10 killed, 30 injured in New Orleans ‘terrorist attack’ on New Year’s Day
Jan 1, 2025, 6:14 AM | Updated: 12:34 pm
(AP Photo/Gerald Herbert)
UPDATE: The suspect in the New Orleans crash and shooting is dead after a firefight with police, law enforcement officials told AP. The FBI later identified the man as 42-year-old Shamsud Din Jabbar, a U.S.-born citizen who resides in Texas.
Additionally, an Islamic State group flag was found inside the vehicle he used to ram through the crowd, which appeared to be a rented Ford pickup truck.
Assistant Special Agent in charge of the investigation, Alethea Duncan said the FBI is still working to ensure there is “no further threat,” and trace down any possible leads to reveal any counterparts or further affiliations with terrorist organizations.

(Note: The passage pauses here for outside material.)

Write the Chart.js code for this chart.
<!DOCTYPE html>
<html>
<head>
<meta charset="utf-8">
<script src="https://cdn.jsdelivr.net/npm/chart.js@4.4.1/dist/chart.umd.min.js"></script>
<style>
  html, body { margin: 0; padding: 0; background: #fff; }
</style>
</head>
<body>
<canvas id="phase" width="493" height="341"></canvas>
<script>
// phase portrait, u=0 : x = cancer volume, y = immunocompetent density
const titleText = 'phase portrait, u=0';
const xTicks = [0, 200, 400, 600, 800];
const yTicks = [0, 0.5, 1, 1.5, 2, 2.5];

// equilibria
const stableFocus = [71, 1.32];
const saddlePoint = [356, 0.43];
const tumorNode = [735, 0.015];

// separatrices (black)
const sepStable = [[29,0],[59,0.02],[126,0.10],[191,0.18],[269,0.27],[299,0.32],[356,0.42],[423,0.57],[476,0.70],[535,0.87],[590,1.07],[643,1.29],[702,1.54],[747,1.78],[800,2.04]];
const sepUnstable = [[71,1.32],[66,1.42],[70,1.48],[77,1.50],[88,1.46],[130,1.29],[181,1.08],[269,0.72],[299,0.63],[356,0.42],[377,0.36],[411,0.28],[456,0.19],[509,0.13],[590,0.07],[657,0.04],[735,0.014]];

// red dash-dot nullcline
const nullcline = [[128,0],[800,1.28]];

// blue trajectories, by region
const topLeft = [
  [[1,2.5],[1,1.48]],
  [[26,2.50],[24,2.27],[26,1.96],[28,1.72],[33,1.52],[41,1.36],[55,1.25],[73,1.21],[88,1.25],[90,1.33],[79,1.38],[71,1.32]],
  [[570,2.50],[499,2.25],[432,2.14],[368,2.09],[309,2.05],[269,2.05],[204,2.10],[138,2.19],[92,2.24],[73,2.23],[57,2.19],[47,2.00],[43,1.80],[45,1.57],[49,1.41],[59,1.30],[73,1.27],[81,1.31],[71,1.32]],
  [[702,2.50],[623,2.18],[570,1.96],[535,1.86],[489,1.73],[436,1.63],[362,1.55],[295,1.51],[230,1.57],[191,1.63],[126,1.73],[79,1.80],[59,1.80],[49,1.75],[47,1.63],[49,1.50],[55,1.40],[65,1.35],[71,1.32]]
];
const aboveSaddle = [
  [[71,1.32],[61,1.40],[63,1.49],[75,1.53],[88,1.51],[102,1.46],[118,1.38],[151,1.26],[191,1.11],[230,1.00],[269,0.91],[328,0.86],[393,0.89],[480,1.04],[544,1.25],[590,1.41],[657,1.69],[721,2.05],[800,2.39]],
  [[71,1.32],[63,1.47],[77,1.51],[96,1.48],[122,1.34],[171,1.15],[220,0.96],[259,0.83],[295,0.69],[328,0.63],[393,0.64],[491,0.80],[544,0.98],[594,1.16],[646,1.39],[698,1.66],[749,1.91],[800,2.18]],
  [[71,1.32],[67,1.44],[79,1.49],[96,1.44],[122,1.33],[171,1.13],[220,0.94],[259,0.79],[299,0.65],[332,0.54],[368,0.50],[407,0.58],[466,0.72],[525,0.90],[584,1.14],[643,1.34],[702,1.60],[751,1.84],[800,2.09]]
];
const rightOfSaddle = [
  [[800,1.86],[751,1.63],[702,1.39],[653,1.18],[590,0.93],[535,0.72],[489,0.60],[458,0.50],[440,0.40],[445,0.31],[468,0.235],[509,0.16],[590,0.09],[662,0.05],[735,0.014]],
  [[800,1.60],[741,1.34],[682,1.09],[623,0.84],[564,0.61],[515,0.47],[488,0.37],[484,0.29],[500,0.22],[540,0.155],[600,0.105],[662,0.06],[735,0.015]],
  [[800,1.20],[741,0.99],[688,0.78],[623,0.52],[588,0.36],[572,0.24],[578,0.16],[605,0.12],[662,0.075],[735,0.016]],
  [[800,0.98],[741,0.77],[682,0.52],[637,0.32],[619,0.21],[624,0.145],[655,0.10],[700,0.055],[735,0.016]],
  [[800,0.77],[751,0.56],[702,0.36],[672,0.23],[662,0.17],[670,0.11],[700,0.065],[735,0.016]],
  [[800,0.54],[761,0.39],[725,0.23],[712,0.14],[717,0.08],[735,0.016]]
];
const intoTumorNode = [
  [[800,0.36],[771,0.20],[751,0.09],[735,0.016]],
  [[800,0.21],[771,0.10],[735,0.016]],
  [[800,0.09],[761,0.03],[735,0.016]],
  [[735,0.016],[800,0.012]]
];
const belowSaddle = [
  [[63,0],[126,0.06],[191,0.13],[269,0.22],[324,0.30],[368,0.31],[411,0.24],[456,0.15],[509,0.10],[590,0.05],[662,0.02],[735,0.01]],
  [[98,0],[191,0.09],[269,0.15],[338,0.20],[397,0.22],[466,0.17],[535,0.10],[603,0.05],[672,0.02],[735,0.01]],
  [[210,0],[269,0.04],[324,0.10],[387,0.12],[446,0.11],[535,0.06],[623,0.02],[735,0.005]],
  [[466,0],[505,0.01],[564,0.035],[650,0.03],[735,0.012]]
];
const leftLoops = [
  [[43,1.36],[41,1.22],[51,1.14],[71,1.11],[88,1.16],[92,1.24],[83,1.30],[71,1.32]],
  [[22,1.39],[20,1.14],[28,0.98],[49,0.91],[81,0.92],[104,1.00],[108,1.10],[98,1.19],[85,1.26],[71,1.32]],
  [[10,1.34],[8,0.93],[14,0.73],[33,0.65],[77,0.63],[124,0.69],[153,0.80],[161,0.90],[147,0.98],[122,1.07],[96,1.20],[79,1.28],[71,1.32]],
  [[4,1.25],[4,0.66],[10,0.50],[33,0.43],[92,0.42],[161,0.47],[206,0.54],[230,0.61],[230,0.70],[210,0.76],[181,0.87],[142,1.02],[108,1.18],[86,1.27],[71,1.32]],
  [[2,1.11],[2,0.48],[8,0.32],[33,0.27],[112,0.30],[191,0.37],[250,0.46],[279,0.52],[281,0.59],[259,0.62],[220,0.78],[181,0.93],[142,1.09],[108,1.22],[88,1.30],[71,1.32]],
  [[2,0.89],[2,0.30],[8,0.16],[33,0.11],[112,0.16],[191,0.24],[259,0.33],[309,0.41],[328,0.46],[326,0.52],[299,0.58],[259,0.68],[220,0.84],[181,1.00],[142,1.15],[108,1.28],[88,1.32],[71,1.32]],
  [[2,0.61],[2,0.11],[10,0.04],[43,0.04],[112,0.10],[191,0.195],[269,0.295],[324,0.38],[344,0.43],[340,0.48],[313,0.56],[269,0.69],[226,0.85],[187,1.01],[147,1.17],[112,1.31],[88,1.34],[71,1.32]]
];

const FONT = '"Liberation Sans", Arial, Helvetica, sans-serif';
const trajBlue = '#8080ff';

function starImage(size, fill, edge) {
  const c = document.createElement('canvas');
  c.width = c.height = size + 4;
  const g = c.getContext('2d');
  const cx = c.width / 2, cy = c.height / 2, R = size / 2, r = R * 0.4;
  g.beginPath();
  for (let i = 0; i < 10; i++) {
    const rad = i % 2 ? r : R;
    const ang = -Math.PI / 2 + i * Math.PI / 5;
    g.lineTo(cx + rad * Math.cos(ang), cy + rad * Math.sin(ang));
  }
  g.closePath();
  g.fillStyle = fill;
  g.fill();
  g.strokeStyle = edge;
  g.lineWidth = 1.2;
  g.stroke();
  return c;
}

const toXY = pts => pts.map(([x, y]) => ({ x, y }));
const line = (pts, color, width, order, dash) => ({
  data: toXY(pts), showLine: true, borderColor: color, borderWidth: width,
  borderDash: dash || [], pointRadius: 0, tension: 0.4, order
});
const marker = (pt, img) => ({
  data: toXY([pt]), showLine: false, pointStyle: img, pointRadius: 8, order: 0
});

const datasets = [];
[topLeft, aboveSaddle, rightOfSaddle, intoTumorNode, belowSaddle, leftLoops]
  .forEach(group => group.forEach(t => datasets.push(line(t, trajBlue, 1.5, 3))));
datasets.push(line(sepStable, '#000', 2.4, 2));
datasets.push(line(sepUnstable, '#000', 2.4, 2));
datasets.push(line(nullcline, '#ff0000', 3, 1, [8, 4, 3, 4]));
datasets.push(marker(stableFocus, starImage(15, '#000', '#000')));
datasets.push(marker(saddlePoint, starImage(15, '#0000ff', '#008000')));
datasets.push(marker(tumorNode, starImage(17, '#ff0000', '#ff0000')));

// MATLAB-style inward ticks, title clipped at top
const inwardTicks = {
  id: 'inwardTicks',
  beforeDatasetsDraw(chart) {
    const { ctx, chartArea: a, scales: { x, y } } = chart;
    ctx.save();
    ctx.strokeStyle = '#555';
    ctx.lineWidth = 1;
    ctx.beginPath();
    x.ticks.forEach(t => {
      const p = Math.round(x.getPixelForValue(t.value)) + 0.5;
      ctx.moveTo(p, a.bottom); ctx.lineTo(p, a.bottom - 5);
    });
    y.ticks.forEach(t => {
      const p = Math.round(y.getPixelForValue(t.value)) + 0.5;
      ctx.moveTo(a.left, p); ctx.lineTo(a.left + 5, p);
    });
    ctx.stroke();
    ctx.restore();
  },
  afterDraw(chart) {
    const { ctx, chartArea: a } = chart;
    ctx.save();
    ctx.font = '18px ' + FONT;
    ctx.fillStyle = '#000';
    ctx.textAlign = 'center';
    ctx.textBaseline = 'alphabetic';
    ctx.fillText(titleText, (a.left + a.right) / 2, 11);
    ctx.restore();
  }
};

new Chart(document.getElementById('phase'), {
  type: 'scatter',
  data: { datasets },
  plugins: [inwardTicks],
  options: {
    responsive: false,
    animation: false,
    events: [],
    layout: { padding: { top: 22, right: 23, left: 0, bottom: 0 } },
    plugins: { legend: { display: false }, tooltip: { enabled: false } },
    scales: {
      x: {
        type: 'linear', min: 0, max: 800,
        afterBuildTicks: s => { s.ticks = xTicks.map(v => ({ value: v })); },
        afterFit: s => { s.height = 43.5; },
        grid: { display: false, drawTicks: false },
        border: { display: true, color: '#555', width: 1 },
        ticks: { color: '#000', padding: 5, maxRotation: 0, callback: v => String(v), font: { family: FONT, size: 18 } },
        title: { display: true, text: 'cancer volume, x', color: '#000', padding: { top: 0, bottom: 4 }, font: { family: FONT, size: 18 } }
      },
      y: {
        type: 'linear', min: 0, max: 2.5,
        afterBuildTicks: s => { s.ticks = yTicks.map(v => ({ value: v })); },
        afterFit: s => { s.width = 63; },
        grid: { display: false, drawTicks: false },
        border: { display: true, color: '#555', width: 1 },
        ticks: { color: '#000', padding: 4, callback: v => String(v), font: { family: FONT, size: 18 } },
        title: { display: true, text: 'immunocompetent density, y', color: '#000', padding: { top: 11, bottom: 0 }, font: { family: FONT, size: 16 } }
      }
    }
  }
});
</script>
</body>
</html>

“We do not believe that Jabbar was solely responsible,” Alethea Duncan, FBI assistant special agent in charge, said at a news conference Wednesday afternoon. “We are aggressively running down every lead, including those of his known associates.”
Duncan said weapons and potential improvised explosive devices were located in the suspect’s vehicle. Other IEDs were located in the French Quarter.
“As of now, two IEDs have been found and rendered safe,” Duncan said. “The FBI special agent bomb technicians, as well as our local law enforcement partners, have been working to determine if any of these devices are viable, and they will work to render those devices safe.”
Duncan said the FBI is requesting help from the public and asked for anyone who had contact with Jabbar to contact the FBI. Anyone else with information, photos or videos was encouraged to send via a tip line created specifically for the New Orleans incident.
The original story published is as follows:
NEW ORLEANS (AP) — Ten people were killed and 30 injured after a vehicle drove into a crowd on New Orleans’s Canal and Bourbon Street.
New Orleans Mayor LaToya Cantrell is calling the New Year’s Day mass casualty incident a “terrorist attack.”
The FBI is investigating what occurred early Wednesday, when a vehicle drove into a crowd on New Orleans’ famed Canal and Bourbon Street in the first hours of New Year’s Day.
Alethea Duncan, an assistant special agent in charge of the FBI’s New Orleans field office, said officials were investigating the discovery of at least one suspected improvised explosive device at the scene.
Earlier, the New Orleans Police Department said it was responding to a mass casualty incident Wednesday that included fatalities. NOLA Ready advised people to stay away from the area.
It said the injured had been taken to five local hospitals.
The incident came at 3:15 a.m. toward the end of New Year’s celebrations in New Orleans and hours before the kickoff of the Sugar Bowl, a college football quarterfinal held in the city’s Superdome, with thousands expected to be in attendance.
Earlier this week, the police department said security would be beefed up ahead of New Year’s Day celebrations. The department said it would be staffed at 100% capacity with 300 officers from partner agencies and a strong presence of marked and unmarked vehicles.